Mon Oct 07, 2013 3:33 pm
Kohetsu 240 Gyuto.
Mon Oct 07, 2013 3:52 pm
Yeah, the Kohetsu is more laser like for sure.
Otherwise the Goko is a favorite of mine....really like it. The Takeda is another...but well above your price point.
The EP will go down to 10 degrees.....more than shallow enough for a really sharp edge.
That said, it will not allow you to thin the knife when it needs it.
Mon Oct 07, 2013 5:17 pm
I think a knife is a laser, or its not. Getting something "close to a laser" may be a compromise. So just get a laser, especially if youve never had one. The Kohetsu will give you a laser/carbon edge as well as razor sharpness and edge retention.
Mon Oct 07, 2013 7:09 pm
Thanks everyone for the help! Can anyone explain the practical differences between the kohetsu and the goko? I am new to all this terminology and I guess don't fully understand the specific ways in which they would perform differently.

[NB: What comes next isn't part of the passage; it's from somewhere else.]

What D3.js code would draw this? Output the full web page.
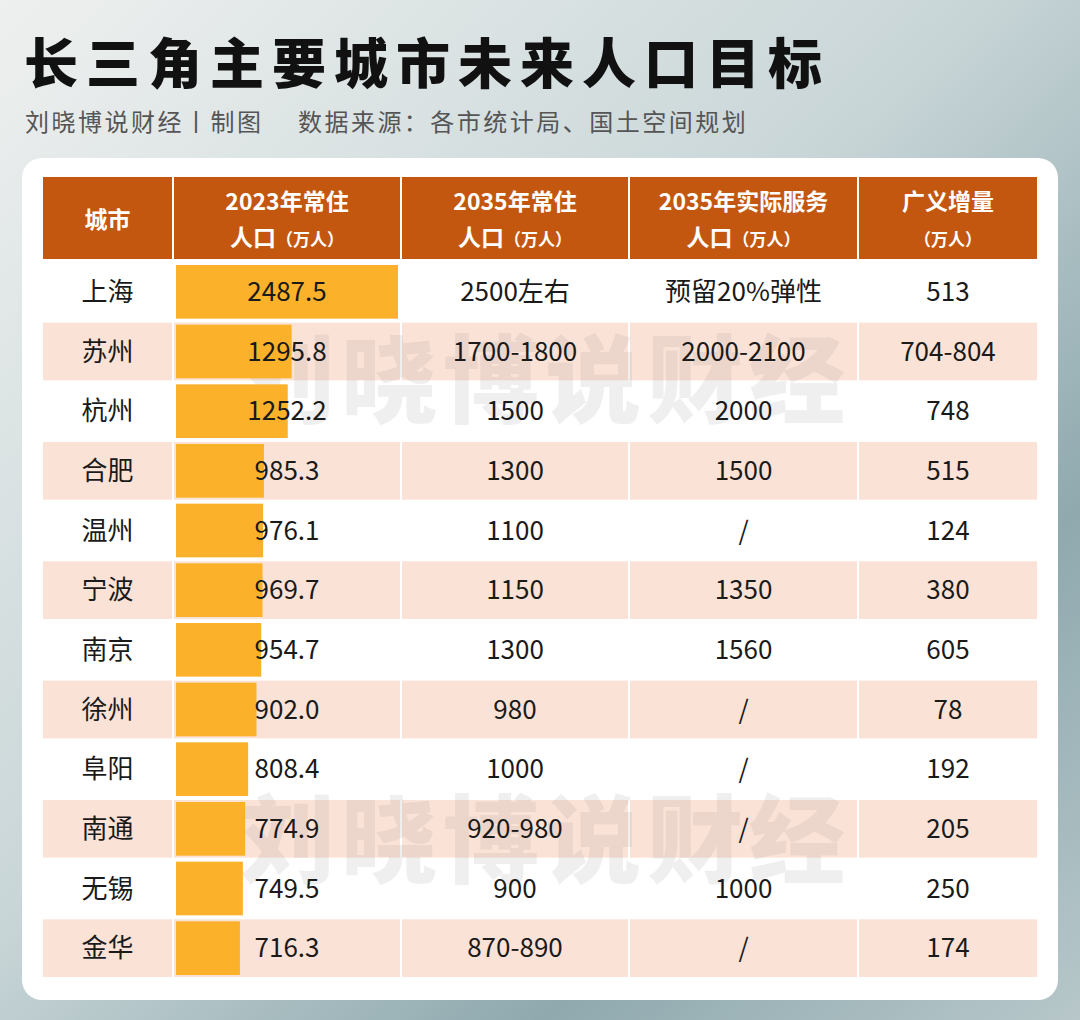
<!DOCTYPE html>
<html><head><meta charset="utf-8">
<script src="https://cdn.jsdelivr.net/npm/d3@7"></script>
<style>body{margin:0}svg{display:block}</style>
</head><body>
<div id="chart"></div>
<script>
// 数据
const cities = ['上海','苏州','杭州','合肥','温州','宁波','南京','徐州','阜阳','南通','无锡','金华'];
const pop2023 = [2487.5,1295.8,1252.2,985.3,976.1,969.7,954.7,902.0,808.4,774.9,749.5,716.3];
const pop2035 = ['2500左右','1700-1800','1500','1300','1100','1150','1300','980','1000','920-980','900','870-890'];
const service2035 = ['预留20%弹性','2000-2100','2000','1500','/','1350','1560','/','/','/','1000','/'];
const increment = ['513','704-804','748','515','124','380','605','78','192','205','250','174'];
const headers = [['城市'],['2023年常住','人口（万人）'],['2035年常住','人口（万人）'],['2035年实际服务','人口（万人）'],['广义增量','（万人）']];

const W = 1080, H = 1020;
const font = '"Noto Sans CJK SC", "Noto Sans", sans-serif';
const svg = d3.select('#chart').append('svg').attr('width', W).attr('height', H);

const defs = svg.append('defs');
const bg = defs.append('linearGradient').attr('id','bg').attr('x1',0).attr('y1',0).attr('x2',1).attr('y2',1);
bg.append('stop').attr('offset','0%').attr('stop-color','#eef0ef');
bg.append('stop').attr('offset','45%').attr('stop-color','#c9d6d8');
bg.append('stop').attr('offset','75%').attr('stop-color','#8fa9ae');
bg.append('stop').attr('offset','100%').attr('stop-color','#b7c7ca');
svg.append('rect').attr('width',W).attr('height',H).attr('fill','url(#bg)');

svg.append('text').attr('x',24).attr('y',84).attr('font-family',font).attr('font-weight',900)
  .attr('font-size',54).attr('fill','#111').attr('letter-spacing',8).text('长三角主要城市未来人口目标');
svg.append('text').attr('x',25).attr('y',131).attr('font-family',font)
  .attr('font-size',24).attr('fill','#555').attr('letter-spacing',2.5).text('刘晓博说财经丨制图　 数据来源：各市统计局、国土空间规划');

svg.append('rect').attr('x',22).attr('y',158).attr('width',1036).attr('height',842).attr('rx',20).attr('fill','#fff');

const colEdges = [42,173,401,629,858,1038];
const headTop = 177, headBot = 259, rowTop = 262, rowBot = 978;
const y = d3.scaleBand().domain(cities).range([rowTop,rowBot]);
const x = d3.scaleLinear().domain([0, 2487.5]).range([0, 222]);

// 表头
const g = svg.append('g');
headers.forEach((h,i)=>{
  g.append('rect').attr('x',colEdges[i]+1).attr('y',headTop).attr('width',colEdges[i+1]-colEdges[i]-2)
    .attr('height',headBot-headTop).attr('fill','#c4570f');
  const cx = (colEdges[i]+colEdges[i+1])/2;
  const t = g.append('text').attr('x',cx).attr('text-anchor','middle').attr('font-family',font)
    .attr('font-weight',700).attr('fill','#fff').attr('font-size',23);
  if (h.length===1) t.attr('y',228).text(h[0]);
  else {
    t.append('tspan').attr('x',cx).attr('y',210).text(h[0]);
    const t2 = t.append('tspan').attr('x',cx).attr('y',246);
    const m = h[1].match(/^([^（]*)(（.*）)$/);
    if (m[1]) t2.append('tspan').text(m[1]);
    t2.append('tspan').attr('font-size',17).text(m[2]);
  }
});

// 行背景
cities.forEach((c,r)=>{
  colEdges.slice(0,-1).forEach((e,i)=>{
    g.append('rect').attr('x',e+1).attr('y',y(c)+1).attr('width',colEdges[i+1]-e-2)
      .attr('height',y.bandwidth()-2).attr('fill', r%2 ? '#fbe2d6' : '#ffffff');
  });
});

// 水印
[380,840].forEach(wy=>{
  svg.append('text').attr('x',545).attr('y',wy+35).attr('text-anchor','middle').attr('font-family',font)
    .attr('font-weight',900).attr('font-size',96).attr('fill','#999').attr('opacity',0.15)
    .attr('letter-spacing',6).text('刘晓博说财经');
});

// 条形
svg.append('g').selectAll('rect').data(pop2023).join('rect')
  .attr('x',176).attr('y',(d,i)=>y(cities[i])+3).attr('height',y.bandwidth()-6)
  .attr('width',d=>x(d)).attr('fill','#fbb22a');

// 文本
const cols = [cities, pop2023.map(d=>d.toFixed(1)), pop2035, service2035, increment];
const tg = svg.append('g').attr('font-family',font).attr('font-size',26).attr('fill','#1a1a1a').attr('text-anchor','middle');
cols.forEach((col,i)=>{
  const cx = (colEdges[i]+colEdges[i+1])/2;
  col.forEach((v,r)=>{
    tg.append('text').attr('x',cx).attr('y',y(cities[r])+y.bandwidth()/2+9).text(v);
  });
});
</script>
</body></html>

From my understanding, lasers generally are more prone to food sticking to the side of the knife. Would the same be true for the kohetsu? Much more so than the Goko? Would I have to worry about smacking the edge of the kohetsu on an end-grain butcher block when I am quickly chopping onions?
I realize it's hard to put some of this stuff into words. I wish we had a good japanese knife retailer here in Philly so I could try them for myself!

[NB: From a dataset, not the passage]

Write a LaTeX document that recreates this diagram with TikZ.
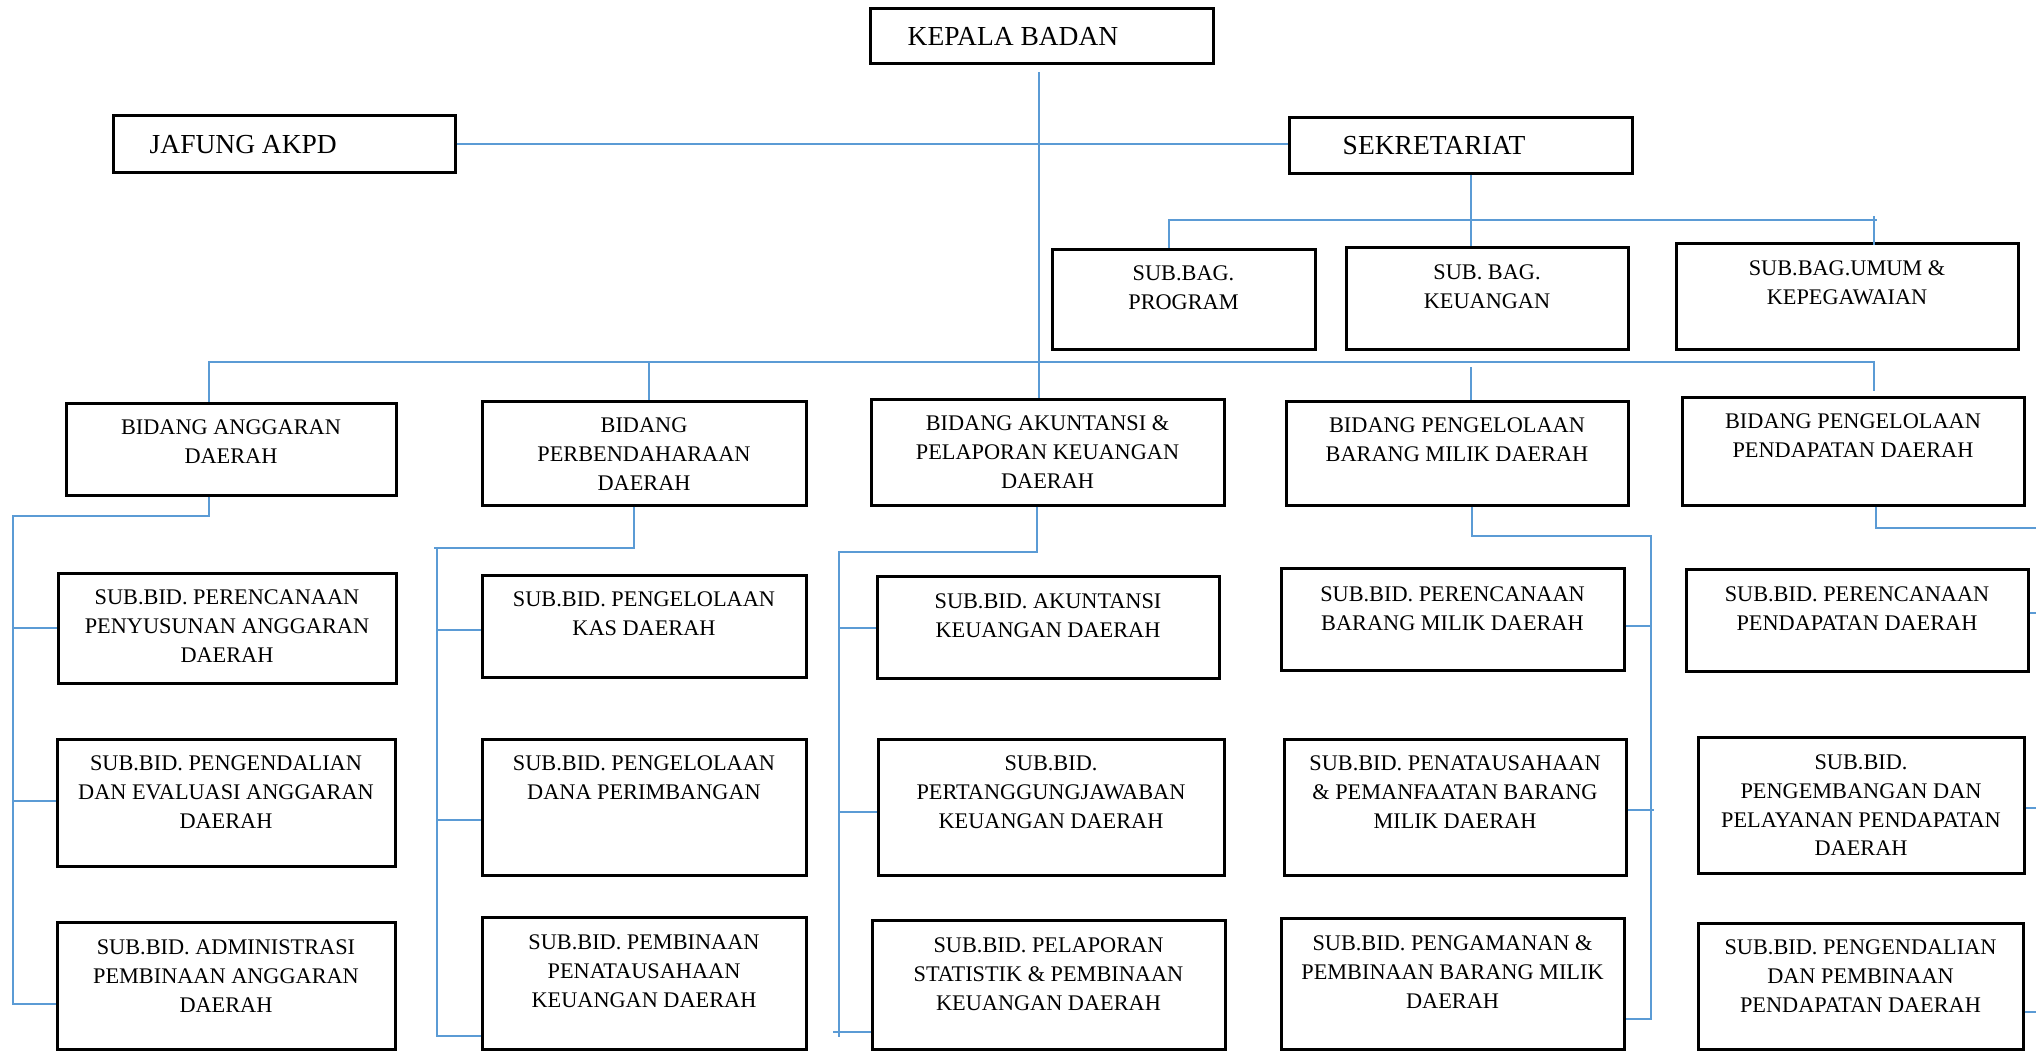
\documentclass[tikz,border=0pt]{standalone}
\usepackage{fontspec}
\setmainfont{Liberation Serif}
\usetikzlibrary{fit,calc}
\definecolor{connblue}{RGB}{91,155,213}
\tikzset{
  boxst/.style={draw=black, line width=3pt, inner sep=0pt},
  txtst/.style={anchor=north, inner sep=0pt, align=center, font=\fontsize{22.3}{28.8}\selectfont},
  bigtxt/.style={anchor=west, inner sep=0pt, font=\fontsize{27.5}{33}\selectfont},
  conn/.style={draw=connblue, line width=2pt},
}
\newcommand\orgbox[5]{%
  \node[boxst, fit={(#2) (#3)}] (#1) {};
  \node[txtst] (#1-t) at (#1.center |- 0,#4) {#5};}
\begin{document}
\begin{tikzpicture}[x=1pt,y=-1pt]
\useasboundingbox (0,0) rectangle (2036,1051);
\fill[white] (0,0) rectangle (2036,1051);

% top level
\node[boxst, fit={(870,9) (1213,64)}] (kepala) {};
\node[bigtxt] (kepala-t) at ([xshift=39pt]kepala.west) {KEPALA BADAN};
\node[boxst, fit={(113,116) (455,173)}] (jafung) {};
\node[bigtxt] (jafung-t) at ([xshift=38pt]jafung.west) {JAFUNG AKPD};
\node[boxst, fit={(1289,118) (1632,174)}] (sek) {};
\node[bigtxt] (sek-t) at ([xshift=55pt]sek.west) {SEKRETARIAT};

% sekretariat sub-sections
\orgbox{sbprog}{1052,249}{1315,349}{265.6}{SUB.BAG.\\PROGRAM}
\orgbox{sbkeu}{1346,247}{1628,349}{264.6}{SUB. BAG.\\KEUANGAN}
\orgbox{sbumum}{1676,243}{2018,349}{260.6}{SUB.BAG.UMUM \&\\KEPEGAWAIAN}

% bidang
\orgbox{bang}{66,403}{396,495}{419.6}{BIDANG ANGGARAN\\DAERAH}
\orgbox{bperb}{482,401}{806,505}{417.6}{BIDANG\\PERBENDAHARAAN\\DAERAH}
\orgbox{bakun}{871,399}{1224,505}{415.6}{BIDANG AKUNTANSI \&\\PELAPORAN KEUANGAN\\DAERAH}
\orgbox{bbar}{1286,401}{1628,505}{417.6}{BIDANG PENGELOLAAN\\BARANG MILIK DAERAH}
\orgbox{bpend}{1682,397}{2024,505}{413.6}{BIDANG PENGELOLAAN\\PENDAPATAN DAERAH}

% sub bidang anggaran
\orgbox{sa1}{58,573}{396,683}{589.6}{SUB.BID. PERENCANAAN\\PENYUSUNAN ANGGARAN\\DAERAH}
\orgbox{sa2}{57,739}{395,866}{755.6}{SUB.BID. PENGENDALIAN\\DAN EVALUASI ANGGARAN\\DAERAH}
\orgbox{sa3}{57,922}{395,1049}{939.6}{SUB.BID. ADMINISTRASI\\PEMBINAAN ANGGARAN\\DAERAH}
% sub bidang perbendaharaan
\orgbox{sp1}{482,575}{806,677}{591.6}{SUB.BID. PENGELOLAAN\\KAS DAERAH}
\orgbox{sp2}{482,739}{806,875}{755.6}{SUB.BID. PENGELOLAAN\\DANA PERIMBANGAN}
\orgbox{sp3}{482,917}{806,1049}{934.6}{SUB.BID. PEMBINAAN\\PENATAUSAHAAN\\KEUANGAN DAERAH}
% sub bidang akuntansi
\orgbox{sk1}{877,576}{1219,678}{593.6}{SUB.BID. AKUNTANSI\\KEUANGAN DAERAH}
\orgbox{sk2}{878,739}{1224,875}{755.6}{SUB.BID.\\PERTANGGUNGJAWABAN\\KEUANGAN DAERAH}
\orgbox{sk3}{872,920}{1225,1049}{937.6}{SUB.BID. PELAPORAN\\STATISTIK \& PEMBINAAN\\KEUANGAN DAERAH}
% sub bidang barang
\orgbox{sb1}{1281,568}{1624,670}{586.6}{SUB.BID. PERENCANAAN\\BARANG MILIK DAERAH}
\orgbox{sb2}{1284,739}{1626,875}{755.6}{SUB.BID. PENATAUSAHAAN\\\& PEMANFAATAN BARANG\\MILIK DAERAH}
\orgbox{sb3}{1281,918}{1624,1049}{935.6}{SUB.BID. PENGAMANAN \&\\PEMBINAAN BARANG MILIK\\DAERAH}
% sub bidang pendapatan
\orgbox{sd1}{1686,569}{2028,671}{586.6}{SUB.BID. PERENCANAAN\\PENDAPATAN DAERAH}
\orgbox{sd2}{1698,737}{2024,873}{754.6}{SUB.BID.\\PENGEMBANGAN DAN\\PELAYANAN PENDAPATAN\\DAERAH}
\orgbox{sd3}{1698,923}{2023,1049}{939.6}{SUB.BID. PENGENDALIAN\\DAN PEMBINAAN\\PENDAPATAN DAERAH}

% ---------- connectors ----------
\coordinate (sbus) at (0,220);
\coordinate (bbus) at (0,362);

\draw[conn] (jafung.east) -- (jafung.east -| sek.west);
\draw[conn] ([xshift=-2.5pt,yshift=-7pt]kepala.south) -- ([xshift=-2.5pt]kepala.south |- bakun.north);

\draw[conn] ([xshift=10pt]sek.south) -- ([xshift=10pt]sek.south |- sbkeu.north);
\draw[conn] ([xshift=-14.5pt]sbprog.north) |- ([xshift=30pt]sbumum.north |- sbus);
\draw[conn] ([xshift=27pt,yshift=-3pt]sbumum.north) -- ([xshift=27pt]sbumum.north |- 0,216);

\draw[conn] ([xshift=-22pt]bang.north) |- ([xshift=21pt]bpend.north |- bbus)
  -- ([xshift=21pt,yshift=5pt]bpend.north);
\draw[conn] ([xshift=5pt]bperb.north) -- ([xshift=5pt]bperb.north |- bbus);
\draw[conn] ([xshift=14pt]bbar.north) -- ([xshift=14pt]bbar.north |- 0,367);

% anggaran group
\coordinate (aspine) at (13,516);
\draw[conn] ([xshift=-22pt]bang.south) |- (aspine) -- (aspine |- 0,1004) -- (sa3.west |- 0,1004);
\draw[conn] (aspine |- sa1.west) -- (sa1.west);
\draw[conn] (aspine |- 0,801) -- (sa2.west |- 0,801);
% perbendaharaan group
\coordinate (pspine) at (437,548);
\draw[conn] ([xshift=-10pt]bperb.south) |- ([xshift=-3pt]pspine);
\draw[conn] (pspine) -- (pspine |- 0,1036) -- (sp3.west |- 0,1036);
\draw[conn] (pspine |- 0,630) -- (sp1.west |- 0,630);
\draw[conn] (pspine |- 0,820) -- (sp2.west |- 0,820);
% akuntansi group
\coordinate (kspine) at (839,552);
\draw[conn] ([xshift=-10.5pt]bakun.south) |- (kspine) -- (kspine |- 0,1037);
\draw[conn] ([xshift=-6pt]kspine |- 0,1032) -- (sk3.west |- 0,1032);
\draw[conn] (kspine |- 0,628) -- (sk1.west |- 0,628);
\draw[conn] (kspine |- 0,812) -- (sk2.west |- 0,812);
% barang group
\coordinate (bspine) at (1651,536);
\draw[conn] ([xshift=15pt]bbar.south) |- (bspine) -- (bspine |- 0,1019) -- (sb3.east |- 0,1019);
\draw[conn] (sb1.east |- 0,626) -- (bspine |- 0,626);
\draw[conn] (sb2.east |- 0,810) -- ([xshift=3pt]bspine |- 0,810);
% pendapatan group
\coordinate (dspine) at (2046,528);
\draw[conn] ([xshift=23pt]bpend.south) |- (dspine) -- (dspine |- 0,1012);
\draw[conn] (sd1.east |- 0,613) -- (dspine |- 0,613);
\draw[conn] (sd2.east |- 0,808) -- (dspine |- 0,808);
\draw[conn] (sd3.east |- 0,1012) -- (dspine |- 0,1012);
\end{tikzpicture}
\end{document}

Thanks again for the feedback everyone.
Mon Oct 07, 2013 8:03 pm
Practical.....the Kohetsu is thinner throughout, weighs about 20% less, and has a nicer handle. The Goko is a couple mm's taller at the heel.
The Kohetsu is also more polished, but with the Goko that unfinished look is intentional.
The whole food sticking thing I can't really comment too much on. I'm a lowly home cook, and the issue of food sticking just doesn't ever mean enough to me to register. If someone asks me about a certain knife I can test it...but I don't routinely think about it enough to comment effectively. I used to...but not nearly as much any more....sorry.
Have to worry about smacking and end grain butcher block.....not with normal technique. More worry about scraping the edge across the board. Hard steel is brittle in tension more than compression. Straight up and down is normally fine....side to side is bad.
Mon Oct 07, 2013 8:15 pm
jonnyg wrote:Would I have to worry about smacking the edge of the kohetsu on an end-grain butcher block when I am quickly chopping onions?
Does this guy look the least bit worried? https://www.youtube.com/watch?v=8bZRdWu ... ata_player
Last edited by Los Altos
on Mon Oct 07, 2013 8:17 pm, edited 1 time in total.